La réaction immédiate du marché a été modérée, les actions de Scotiabank ayant progressé de 0,7 % après l’annonce. Depuis le début de l’année, le titre a gagné environ 5,2 %, accusant un retard par rapport à la progression de 7,8 % de l’indice composite S&P/TSX.
Ce qui est particulièrement intéressant, c’est le contexte plus large de ces résultats. Les banques canadiennes traversent une transition délicate alors que les banques centrales s’orientent potentiellement vers des réductions de taux. Après une période d’expansion des marges due à la hausse des taux, les banques font face à la perspective de marges comprimées à mesure que les taux finiront par baisser.

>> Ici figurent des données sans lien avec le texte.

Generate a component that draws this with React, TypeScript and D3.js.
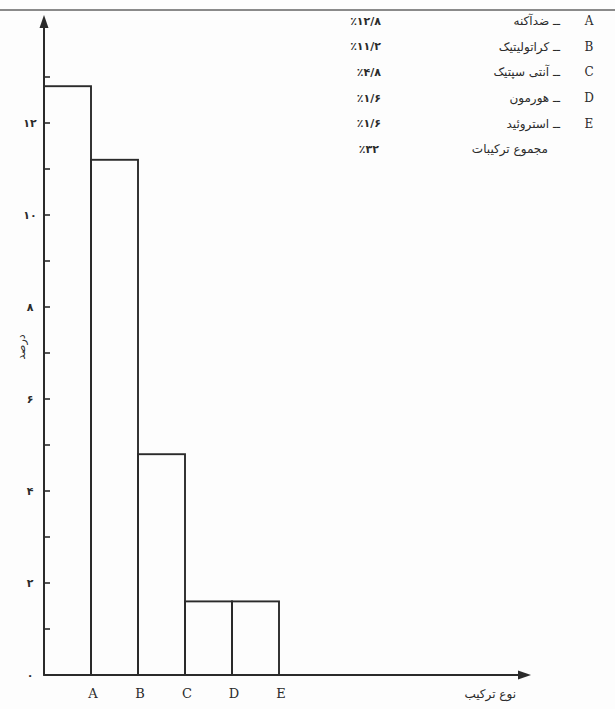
import React from "react";
import * as d3 from "d3";

const categories = ["A", "B", "C", "D", "E"];
const values = [12.8, 11.2, 4.8, 1.6, 1.6];
const legendNames = ["ضدآکنه", "کراتولیتیک", "آنتی سپتیک", "هورمون", "استروئید"];
const legendPercents = ["٪۱۲/۸", "٪۱۱/۲", "٪۴/۸", "٪۱/۶", "٪۱/۶"];
const totalLabel = "مجموع ترکیبات";
const totalPercent = "٪۳۲";
const yTickValues = [0, 2, 4, 6, 8, 10, 12];
const yTickLabels = ["۰", "۲", "۴", "۶", "۸", "۱۰", "۱۲"];
const yMinorTicks = [1, 2, 3, 4, 5, 6, 7, 8, 9, 10, 11, 12, 13];
const yTitle = "درصد";
const xTitle = "نوع ترکیب";

const W = 615;
const H = 709;
const ink = "#2b2b2b";
const persianFont = "'DejaVu Sans', sans-serif";
const letterFont = "'DejaVu Serif', serif";

export default function App() {
  const y = d3.scaleLinear().domain([0, 12]).range([675, 123]);
  const x = d3.scaleBand<string>().domain(categories).range([44, 279]).padding(0);
  const axisX = 44;
  const base = y(0);
  const legendY = d3.scaleLinear().domain([0, 5]).range([21, 149]);

  return (
    <svg
      width={W}
      height={H}
      style={{ position: "absolute", left: 0, top: 0, background: "#fff" }}
    >
      <rect x={0} y={0} width={W} height={H} fill="#fdfdfd" />
      {/* page border line at top */}
      <line x1={0} x2={W} y1={10} y2={10} stroke="#8a8a8a" strokeWidth={2} />

      {/* bars */}
      {categories.map((c, i) => (
        <rect
          key={c}
          x={x(c)}
          y={y(values[i])}
          width={x.bandwidth()}
          height={base - y(values[i])}
          fill="none"
          stroke={ink}
          strokeWidth={1.9}
        />
      ))}

      {/* y axis */}
      <line x1={axisX} x2={axisX} y1={base} y2={24} stroke={ink} strokeWidth={2} />
      <path d={`M${axisX - 4.5},${28} L${axisX},${15} L${axisX + 4.5},${28} Z`} fill={ink} />
      {yMinorTicks.map((t) => (
        <line key={t} x1={axisX} x2={axisX + 6} y1={y(t)} y2={y(t)} stroke={ink} strokeWidth={1.6} />
      ))}
      {yTickValues.map((t, i) => (
        <text
          key={t}
          x={30}
          y={y(t)}
          dy="0.35em"
          textAnchor="middle"
          fontFamily={persianFont}
          fontSize={11}
          fontWeight="bold"
          fill={ink}
        >
          {yTickLabels[i]}
        </text>
      ))}
      <text
        transform={`translate(21,347) rotate(-90)`}
        textAnchor="middle"
        dy="0.35em"
        fontFamily={persianFont}
        fontSize={11}
        fill={ink}
        direction="rtl"
      >
        {yTitle}
      </text>

      {/* x axis */}
      <line x1={axisX} x2={522} y1={base} y2={base} stroke={ink} strokeWidth={2} />
      <path d={`M${518},${base - 4.5} L${531},${base} L${518},${base + 4.5} Z`} fill={ink} />
      {categories.map((c) => (
        <text
          key={c}
          x={(x(c) as number) + x.bandwidth() + 2}
          y={698}
          textAnchor="middle"
          fontFamily={letterFont}
          fontSize={13}
          fill={ink}
        >
          {c}
        </text>
      ))}
      <text
        x={516}
        y={698}
        textAnchor="start"
        direction="rtl"
        fontFamily={persianFont}
        fontSize={12}
        fill={ink}
      >
        {xTitle}
      </text>

      {/* legend */}
      {categories.map((c, i) => (
        <g key={c}>
          <text
            x={589}
            y={legendY(i)}
            dy="0.35em"
            textAnchor="middle"
            fontFamily={letterFont}
            fontSize={12}
            fill={ink}
          >
            {c}
          </text>
          <text
            x={560}
            y={legendY(i)}
            dy="0.35em"
            textAnchor="start"
            direction="rtl"
            fontFamily={persianFont}
            fontSize={12}
            fill={ink}
          >
            {"ــ " + legendNames[i]}
          </text>
          <text
            x={381}
            y={legendY(i)}
            dy="0.35em"
            textAnchor="end"
            direction="ltr"
            unicodeBidi="bidi-override"
            fontFamily={persianFont}
            fontSize={11}
            fontWeight="bold"
            fill={ink}
          >
            {legendPercents[i]}
          </text>
        </g>
      ))}
      <text
        x={548}
        y={legendY(5)}
        dy="0.35em"
        textAnchor="start"
        direction="rtl"
        fontFamily={persianFont}
        fontSize={12}
        fill={ink}
      >
        {totalLabel}
      </text>
      <text
        x={379}
        y={legendY(5)}
        dy="0.35em"
        textAnchor="end"
        direction="ltr"
        unicodeBidi="bidi-override"
        fontFamily={persianFont}
        fontSize={11}
        fontWeight="bold"
        fill={ink}
      >
        {totalPercent}
      </text>
    </svg>
  );
}
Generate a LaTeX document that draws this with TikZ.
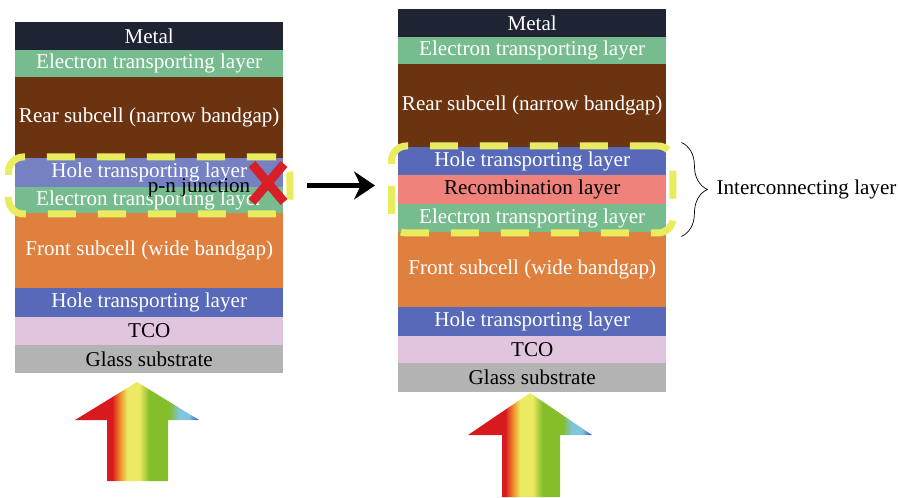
\documentclass[tikz,border=0pt]{standalone}
\usepackage{fontspec}
\setmainfont{Liberation Serif}
\usetikzlibrary{shapes.misc,arrows.meta,positioning,fit,decorations.pathreplacing}

\definecolor{metalc}{HTML}{1E2433}
\definecolor{etlc}{HTML}{77BC8E}
\definecolor{rearc}{HTML}{6C3311}
\definecolor{htlc}{HTML}{5769B8}
\definecolor{htllight}{HTML}{7581C2}
\definecolor{recombc}{HTML}{EF837C}
\definecolor{frontc}{HTML}{E0803F}
\definecolor{tcoc}{HTML}{E1C4DD}
\definecolor{glassc}{HTML}{B3B3B3}
\definecolor{dashyellow}{HTML}{E9EC5E}
\definecolor{crossred}{HTML}{D61F26}
\definecolor{rbred}{HTML}{D81A1E}
\definecolor{rborange}{HTML}{EE8A2A}
\definecolor{rbyellow}{HTML}{ECEA62}
\definecolor{rbgreen}{HTML}{84BE2A}
\definecolor{rbcyan}{HTML}{80C4DE}
\definecolor{rbblue}{HTML}{3A4AC0}

\pgfdeclarehorizontalshading{rainbow}{100bp}{color(0bp)=(rbred); color(40bp)=(rbred); color(43bp)=(rborange); color(46bp)=(rbyellow); color(51bp)=(rbyellow); color(55bp)=(rbgreen); color(63bp)=(rbgreen); color(67bp)=(rbcyan); color(71bp)=(rbcyan); color(75bp)=(rbblue); color(100bp)=(rbblue)}

\begin{document}
\begin{tikzpicture}[x=0.02cm, y=-0.02cm,
  font=\fontsize{12}{14}\selectfont,
  layer/.style={rectangle, inner sep=0pt, outer sep=0pt, minimum width=5.37cm, text=white},
  darktext/.style={text=black},
  junctionbox/.style={draw=dashyellow, line width=0.14cm, dash pattern=on 0.56cm off 0.44cm,
    rounded corners=0.3cm, inner xsep=0.13cm, inner ysep=0.02cm},
  flowarrow/.style={line width=0.1cm, -{Stealth[length=0.42cm, width=0.56cm]}},
  lightarrow/.style={shading=rainbow}]

  \useasboundingbox (0,0) rectangle (898,497);

  % Left stack: plain p-n junction between the subcells
  \node[layer, fill=metalc, minimum height=0.56cm, anchor=north west] (lmetal) at (15,22) {Metal};
  \node[layer, fill=etlc, minimum height=0.54cm, below=0pt of lmetal] (letltop) {Electron transporting layer};
  \node[layer, fill=rearc, minimum height=1.62cm, below=0pt of letltop] (lrear) {Rear subcell (narrow bandgap)};
  \node[layer, fill=htllight, minimum height=0.58cm, below=0pt of lrear] (lhtlmid) {Hole transporting layer};
  \node[layer, fill=etlc, minimum height=0.52cm, below=0pt of lhtlmid] (letlmid) {Electron transporting layer};
  \node[layer, fill=frontc, minimum height=1.50cm, below=0pt of letlmid] (lfront) {Front subcell (wide bandgap)};
  \node[layer, fill=htlc, minimum height=0.58cm, below=0pt of lfront] (lhtlbot) {Hole transporting layer};
  \node[layer, darktext, fill=tcoc, minimum height=0.56cm, below=0pt of lhtlbot] (ltco) {TCO};
  \node[layer, darktext, fill=glassc, minimum height=0.56cm, below=0pt of ltco] (lglass) {Glass substrate};

  % Right stack: with interconnecting layer
  \node[layer, fill=metalc, minimum height=0.56cm, anchor=north west] (rmetal) at (398,9) {Metal};
  \node[layer, fill=etlc, minimum height=0.54cm, below=0pt of rmetal] (retltop) {Electron transporting layer};
  \node[layer, fill=rearc, minimum height=1.66cm, below=0pt of retltop] (rrear) {Rear subcell (narrow bandgap)};
  \node[layer, fill=htlc, minimum height=0.56cm, below=0pt of rrear] (rhtlmid) {Hole transporting layer};
  \node[layer, darktext, fill=recombc, minimum height=0.58cm, below=0pt of rhtlmid] (rrecomb) {Recombination layer};
  \node[layer, fill=etlc, minimum height=0.56cm, below=0pt of rrecomb] (retlmid) {Electron transporting layer};
  \node[layer, fill=frontc, minimum height=1.50cm, below=0pt of retlmid] (rfront) {Front subcell (wide bandgap)};
  \node[layer, fill=htlc, minimum height=0.58cm, below=0pt of rfront] (rhtlbot) {Hole transporting layer};
  \node[layer, darktext, fill=tcoc, minimum height=0.54cm, below=0pt of rhtlbot] (rtco) {TCO};
  \node[layer, darktext, fill=glassc, minimum height=0.58cm, below=0pt of rtco] (rglass) {Glass substrate};

  % Dashed frames round the junctions
  \node[junctionbox, fit=(lhtlmid)(letlmid)] (ljunc) {};
  \node[junctionbox, fit=(rhtlmid)(retlmid)] (rjunc) {};

  \node (pnlabel) at (199,188) {p-n junction};
  \node[cross out, draw=crossred, line width=0.18cm, minimum width=0.46cm, minimum height=0.58cm, inner sep=0pt] (nojunc) at (268,183) {};

  \draw[flowarrow, shorten <=0.28cm, shorten >=0.26cm] (ljunc.east) -- (ljunc.east -| rjunc.west);

  % Interconnecting layer brace
  \draw[decorate, decoration={brace, amplitude=0.52cm}] ([xshift=0.1cm]rjunc.north east) -- ([xshift=0.1cm]rjunc.south east)
    node[midway, right=0.58cm] (iclabel) {Interconnecting layer};

  % Incident light
  \shade[lightarrow] (137,382) -- (199,420) -- (168,420) -- (168,481) -- (107,481) -- (107,420) -- (75,420) -- cycle;
  \shade[lightarrow] (530,393) -- (592,435) -- (560,435) -- (560,497) -- (502,497) -- (502,435) -- (468,435) -- cycle;
\end{tikzpicture}
\end{document}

En même temps, elles doivent composer avec des consommateurs prudents, un marché immobilier en ralentissement et la transformation numérique continue des services financiers.
Pour Scotiabank en particulier, sa stratégie internationale demeure à la fois un élément différenciateur et une source de volatilité. Si les opérations en Amérique latine offrent un potentiel de croissance plus élevé que le marché canadien mature, elles comportent également des risques économiques et politiques accrus. La récente concentration de la banque sur ses « marchés prioritaires » (Mexique, Chili, Colombie et Pérou) représente une tentative d’équilibrer les opportunités de croissance et la gestion des risques.
En regardant vers 2026, plusieurs questions clés demeurent pour Scotiabank et ses pairs. À quelle vitesse les banques centrales réduiront-elles les taux, et quel impact cela aura-t-il sur les marges d’intérêt nettes? Les défauts de paiement des consommateurs continueront-ils d’augmenter, ou avons-nous atteint un plateau? Et comment les investissements technologiques continus se traduiront-ils par une amélioration de l’acquisition et de la rétention des clients?
Pour les investisseurs, les derniers résultats de Scotiabank n’offrent ni raison de célébrer ni cause d’alarme – juste un rappel que dans le secteur bancaire, des progrès constants l’emportent souvent sur des résultats spectaculaires, surtout en période d’incertitude.